We are all so frail, fragile, complicated machines
that can do so many things.
Yet upon spending any time at all in a hospital
we make these silent pronouncements,
these proclamations,
“I will never pass this way.”
And, “I will not be such a burden.”
And, “I will not ask my family to do this and that.”
But in the end I realize that those words are hollow, meaningless.
I don’t have control of that either,
and when my machinery gives out,
I will ask a stranger, the nurse,
to help turn me over,
a family member to put a pillow behind my head,
stretch my foot (clad in tube sock and smaller, frailer than I thought it'd be).
Does dignity have meaning?
Are vows hot air?

My body, in its long slow decay, surrenders to mechanical failure.
That is my realization
not bitter betrayal.
Words forgotten.
Letters that couldn’t be typed fast enough,
and a period placed, then erased, then replaced
as the words (once so clear at 4:01 a.m.) just decay
and no longer betray the once clear thought.
that you transcribed this day.


                The initial guess that the loss of feeling in his legs being due to not being able to lie down was wrong.  His prostate cancer had metastasized and there was large tumor pressing on a nerve that ran down to his legs. They removed the tumor, but the damage had already been done and my father's days of playing golf were over.
[Golf]
                It seems silly characterizing the complications and further damage as meaning nothing more than the end of a hobby, but golf was part and parcel of who my father was.  He'd always played golf and sold me on Deming because he could play in the winter.   With the question now being, "Is he ever going to walk again?" the question, "Why Deming?"  was answered in new way. They were in Deming because he could play golf.   And if he couldn't play golf, let alone walk, there was no reason to stay.
                A few more phone calls and it was decided.  My parents would move up to Greeley, a few blocks away from my oldest sister.  My other two sisters were in Denver, about an hour away, so, to me, the move made perfect sense. 
                In time, some of his mobility would return, but he’d walk positively shaky.   He'd never regain the balance he had before and certainly grew more dependent.   The transformation was more than physical, for both my parents.   Clearly, they need help now, and their independence, once prized, they shrugged off.   Still gracious, but not so proud.  
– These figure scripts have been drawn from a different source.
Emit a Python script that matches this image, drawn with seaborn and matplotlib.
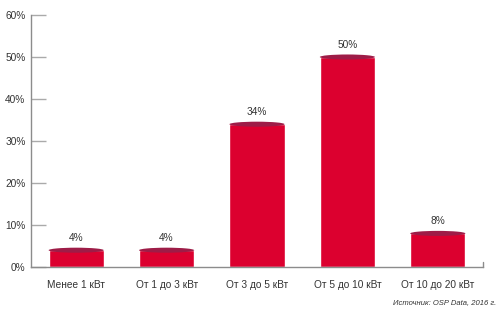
import matplotlib
matplotlib.use("Agg")
import matplotlib.pyplot as plt
from matplotlib.patches import Ellipse
from matplotlib import font_manager
import seaborn as sns
import pandas as pd

categories = ["Менее 1 кВт", "От 1 до 3 кВт", "От 3 до 5 кВт", "От 5 до 10 кВт", "От 10 до 20 кВт"]
values = [4, 4, 34, 50, 8]
yticks = [0, 10, 20, 30, 40, 50, 60]
source_text = "Источник: OSP Data, 2016 г."

sns.set_theme(style="white")
names = {f.name for f in font_manager.fontManager.ttflist}
fam = "Liberation Sans Narrow" if "Liberation Sans Narrow" in names else "Liberation Sans"
plt.rcParams["font.family"] = [fam, "DejaVu Sans"]

BAR = "#dc002f"
TOP = "#9e1c47"
GRAY = "#8c8c8c"
TXT = "#333333"

fig = plt.figure(figsize=(5.0, 3.1), dpi=100)
ax = fig.add_axes([0.062, 0.1387, 0.904, 0.8129])

df = pd.DataFrame({"cat": categories, "val": values})
sns.barplot(data=df, x="cat", y="val", color=BAR, saturation=1, width=0.61, ax=ax, zorder=2)

for p, v in zip(ax.patches, values):
    x0, w = p.get_x(), p.get_width()
    e = Ellipse((x0 + w / 2, v), w, 1.2, facecolor=TOP, edgecolor="none", zorder=3)
    ax.add_patch(e)
    ax.text(x0 + w / 2, v + 1.7, f"{v}%", ha="center", va="bottom", fontsize=7.3, color=TXT)

ax.set_xlim(-0.5, 4.5)
ax.set_ylim(0, 60)
ax.set_yticks(yticks)
ax.set_yticklabels([f"{t}%" for t in yticks], fontsize=7.3, color=TXT)
ax.set_xlabel("")
ax.set_ylabel("")
ax.tick_params(axis="y", direction="in", length=11, width=1, color="#aaaaaa", pad=4, left=True)
ax.tick_params(axis="x", bottom=False, labelsize=7.3, labelcolor=TXT, pad=7)
for s in ["top", "right"]:
    ax.spines[s].set_visible(False)
for s in ["left", "bottom"]:
    ax.spines[s].set_color(GRAY)
    ax.spines[s].set_linewidth(1)
ax.plot([1, 1], [0, 0.02], transform=ax.transAxes, color=GRAY, lw=1, clip_on=False)
for lab in ax.get_xticklabels():
    lab.set_va("center")

fig.text(0.992, 0.025, source_text, ha="right", va="center", fontsize=5.5, style="italic", color=TXT)

fig.savefig("out.png", dpi=100, facecolor="white")
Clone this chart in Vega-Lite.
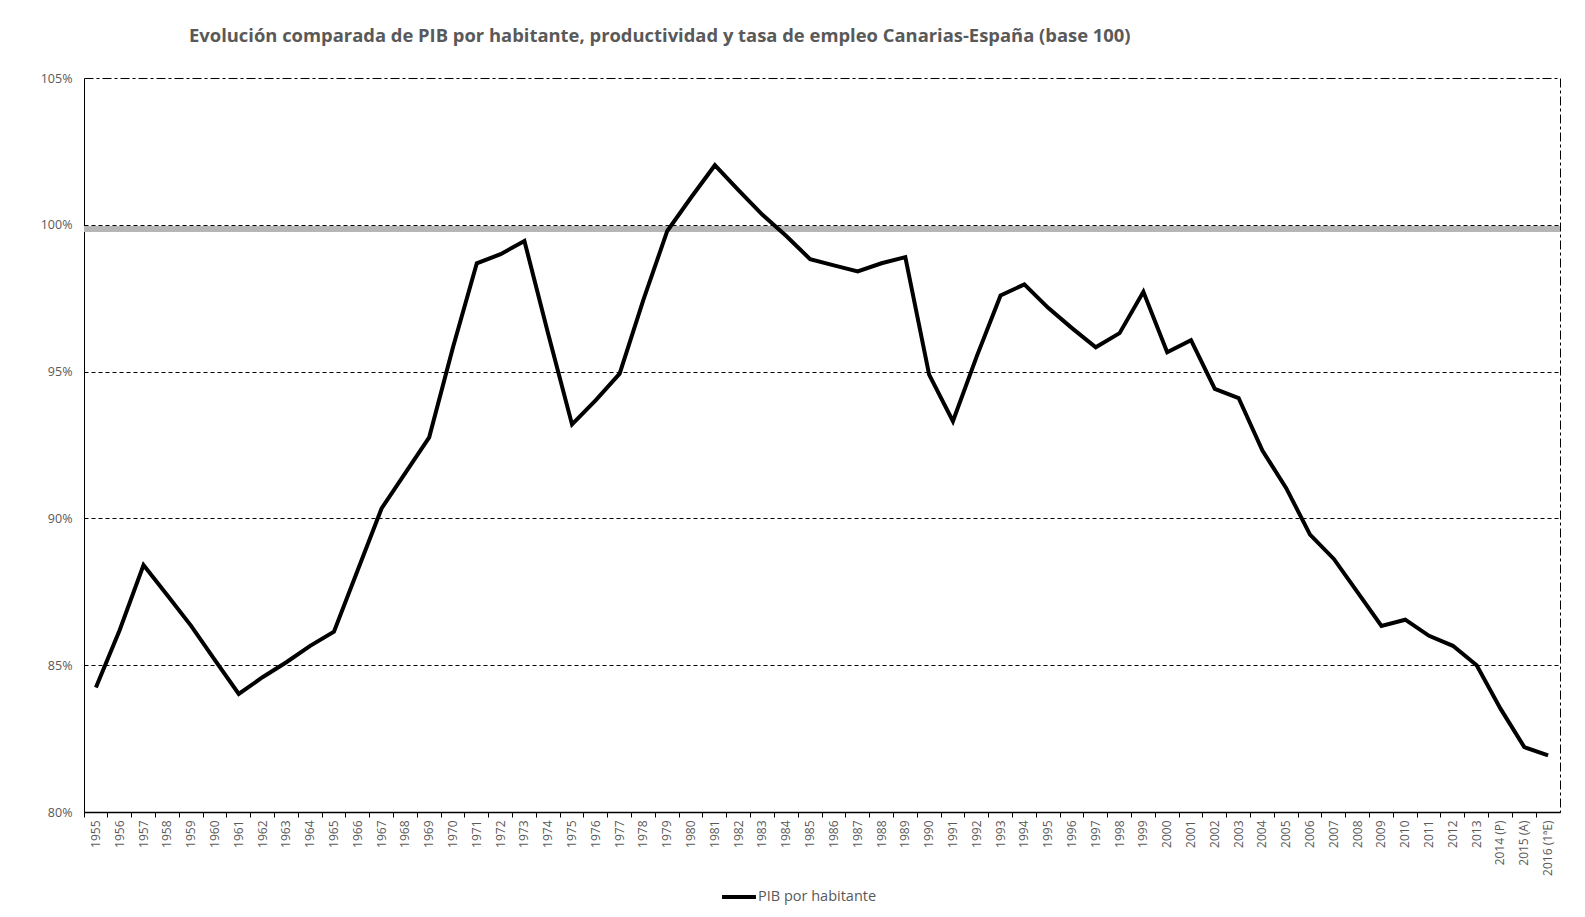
{
  "$schema": "https://vega.github.io/schema/vega-lite/v6.json",
  "autosize": {"type": "none"},
  "width": 1476,
  "height": 734,
  "padding": {"left": 84, "top": 78, "right": 25, "bottom": 105},
  "background": "white",
  "title": {
    "text": "Evolución comparada de PIB por habitante, productividad y tasa de empleo Canarias-España (base 100)",
    "font": "Open Sans",
    "fontSize": 18.4,
    "fontWeight": "bold",
    "color": "#595959",
    "anchor": "start",
    "frame": "group",
    "dx": 105,
    "offset": 27
  },
  "config": {
    "view": {"stroke": "black", "strokeWidth": 1, "strokeDash": [9, 3, 3, 3]},
    "axis": {"labelFont": "Open Sans", "labelColor": "#595959", "labelFontSize": 12}
  },
  "data": {
    "values": [
      {"year": "1955", "pib": 84.24},
      {"year": "1956", "pib": 86.2},
      {"year": "1957", "pib": 88.41},
      {"year": "1958", "pib": 87.38},
      {"year": "1959", "pib": 86.34},
      {"year": "1960", "pib": 85.17},
      {"year": "1961", "pib": 84.02},
      {"year": "1962", "pib": 84.59},
      {"year": "1963", "pib": 85.1},
      {"year": "1964", "pib": 85.66},
      {"year": "1965", "pib": 86.14},
      {"year": "1966", "pib": 88.24},
      {"year": "1967", "pib": 90.34},
      {"year": "1968", "pib": 91.55},
      {"year": "1969", "pib": 92.76},
      {"year": "1970", "pib": 95.83},
      {"year": "1971", "pib": 98.69},
      {"year": "1972", "pib": 99.0},
      {"year": "1973", "pib": 99.45},
      {"year": "1974", "pib": 96.28},
      {"year": "1975", "pib": 93.2},
      {"year": "1976", "pib": 94.03},
      {"year": "1977", "pib": 94.93},
      {"year": "1978", "pib": 97.45},
      {"year": "1979", "pib": 99.79},
      {"year": "1980", "pib": 100.93},
      {"year": "1981", "pib": 102.03},
      {"year": "1982", "pib": 101.17},
      {"year": "1983", "pib": 100.34},
      {"year": "1984", "pib": 99.62},
      {"year": "1985", "pib": 98.83},
      {"year": "1986", "pib": 98.62},
      {"year": "1987", "pib": 98.41},
      {"year": "1988", "pib": 98.69},
      {"year": "1989", "pib": 98.9},
      {"year": "1990", "pib": 94.9},
      {"year": "1991", "pib": 93.31},
      {"year": "1992", "pib": 95.52},
      {"year": "1993", "pib": 97.59},
      {"year": "1994", "pib": 97.97},
      {"year": "1995", "pib": 97.17},
      {"year": "1996", "pib": 96.48},
      {"year": "1997", "pib": 95.83},
      {"year": "1998", "pib": 96.31},
      {"year": "1999", "pib": 97.72},
      {"year": "2000", "pib": 95.66},
      {"year": "2001", "pib": 96.07},
      {"year": "2002", "pib": 94.41},
      {"year": "2003", "pib": 94.1},
      {"year": "2004", "pib": 92.31},
      {"year": "2005", "pib": 91.03},
      {"year": "2006", "pib": 89.45},
      {"year": "2007", "pib": 88.62},
      {"year": "2008", "pib": 87.48},
      {"year": "2009", "pib": 86.34},
      {"year": "2010", "pib": 86.55},
      {"year": "2011", "pib": 86.0},
      {"year": "2012", "pib": 85.66},
      {"year": "2013", "pib": 85.0},
      {"year": "2014 (P)", "pib": 83.52},
      {"year": "2015 (A)", "pib": 82.21},
      {"year": "2016 (1ªE)", "pib": 81.93}
    ]
  },
  "layer": [
    {
      "mark": {"type": "rule", "color": "#b5b5b5", "strokeWidth": 5},
      "encoding": {
        "y": {"datum": 99.86, "type": "quantitative"}
      }
    },
    {
      "mark": {"type": "line", "color": "black", "strokeWidth": 4},
      "encoding": {
        "x": {
          "field": "year",
          "type": "ordinal",
          "sort": null,
          "scale": {"type": "band", "paddingInner": 0, "paddingOuter": 0},
          "axis": {
            "title": null,
            "labelAngle": 270,
            "labelAlign": "right",
            "labelBaseline": "middle",
            "labelPadding": 3,
            "bandPosition": 0,
            "tickSize": 5,
            "tickColor": "black",
            "domainColor": "black",
            "domainWidth": 1.5,
            "grid": false
          }
        },
        "y": {
          "field": "pib",
          "type": "quantitative",
          "scale": {"domain": [80, 105], "nice": false, "zero": false},
          "axis": {
            "title": null,
            "values": [80, 85, 90, 95, 100, 105],
            "labelExpr": "datum.value + '%'",
            "ticks": false,
            "labelFontSize": 12.5,
            "labelPadding": 12,
            "domainColor": "black",
            "domainWidth": 1,
            "grid": true,
            "gridColor": "black",
            "gridDash": [4, 3],
            "gridWidth": 1,
            "gridOpacity": {"condition": {"test": "datum.value == 105 || datum.value == 80", "value": 0}, "value": 1}
          }
        },
        "stroke": {
          "datum": "PIB por habitante",
          "type": "nominal",
          "scale": {"range": ["black"]},
          "legend": {
            "title": null,
            "orient": "none",
            "legendX": 636,
            "legendY": 800,
            "symbolType": "stroke",
            "symbolSize": 1150,
            "symbolStrokeWidth": 4,
            "labelFont": "Open Sans",
            "labelFontSize": 14.5,
            "labelColor": "#595959",
            "labelOffset": 0
          }
        }
      }
    }
  ]
}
                I find myself, upon visiting them, insisting that my mother give me a list of things they need done.  Inevitably, it involves moving furniture, crawling under desks, scaling ladders, all those things that my father just can't do anymore.   He's grateful, communicates what he wants, and doesn't seem to mind the shortcuts I inevitably take.    It just seems like old age just suddenly caught up to them.   Maybe old age catches us all?